Quite some time ago, manufacturers discovered that they can derail lemon law cases by slight twists of language on the repair orders. It works like this: vehicle owner is having transmission problems, and brings it in first time for “hard shifting”, which is what the dealer’s service writer writes down on the repair order. Then, two months later, owner brings car back in again for “hard shifting”. The manufacturers now have a “flag system,” wherein any customer who brings a vehicle in for warranty service for the same problem a second time has their vehicle “flagged” on the computer screen. The purpose of this system is to alert the dealer technicians and service writers that there is the potential of a lemon law claim with this vehicle.
So, the service writer hears “hard shifting” as a complaint; perhaps he writes it down on the repair order because the vehicle has not yet been “flagged”; perhaps the vehicle is already flagged, or gets flagged as he’s entering data into the manufacturer’s online warranty repair system. Either way, the service writer knows, or learns, that this vehicle is a potential lemon law claim. On this visit, or on the next one, he no longer writes down the customer’s complaint as “hard shifting”; instead, he thinks of another way to express it which diverts attention away from the transmission, such as “gas pedal sticking,” or “engine over-rev”, whatever alternative words that the dealer’s service writer chooses instead of “hard shifting”.

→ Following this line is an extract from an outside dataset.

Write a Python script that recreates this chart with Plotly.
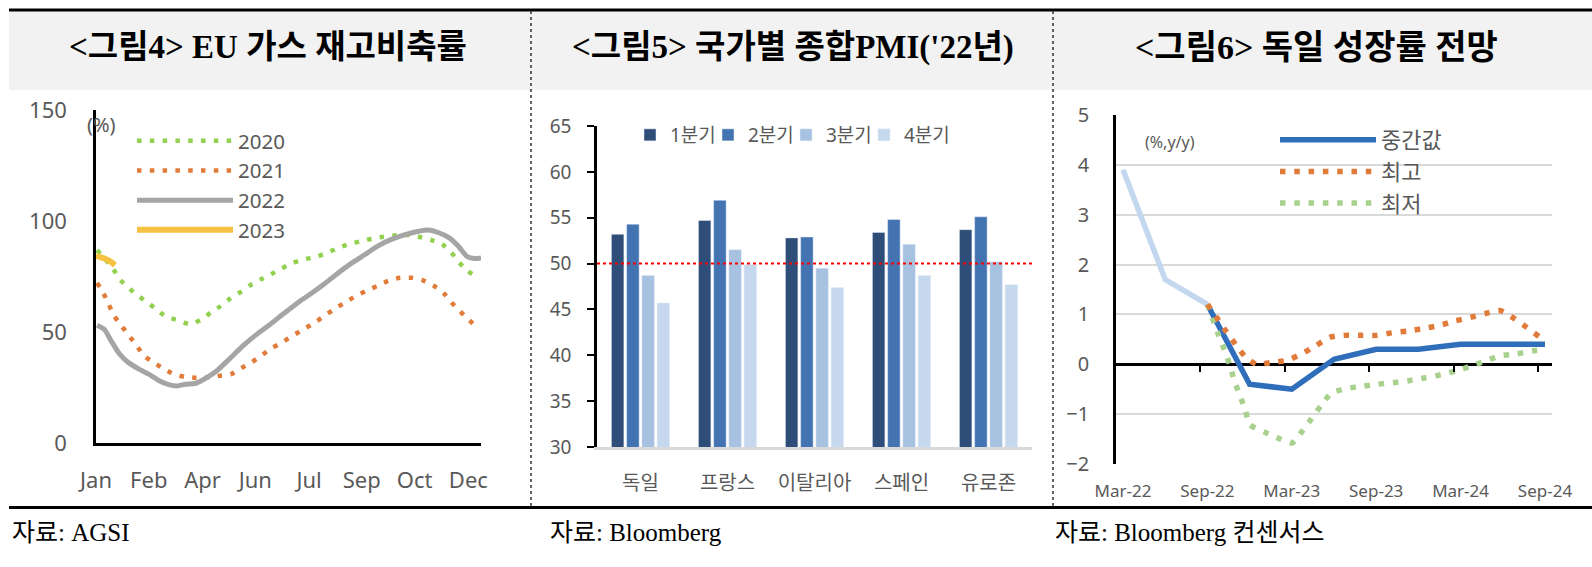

The purpose? When the customer goes to file his or her “lemon law” claim after five or six repair attempts for “hard shifting”, he is surprised to discover that he has only two repair orders which mention “hard shifting,” whereas he has five other repair orders that talk about different problems. The manufacturer can then argue that they did not have enough repair attempts for the “hard shifting,” and so can give themselves an unfair advantage in the lemon law claim.
How to you protect against this? You write out your complaints before you go to the dealership (or type them out on a computer), copy them and present your own written description of the problems to the service writer. Insist that they attach your written sheet to the repair order. That way, you ensure that YOUR description of the problem is what appears on the repair order. This leaves no room for the service writer to play any games. Obviously keep copies of everything in its own file, so you have a clear record of what you have handed to the service writer.
I hope this short blog entry is of use to you.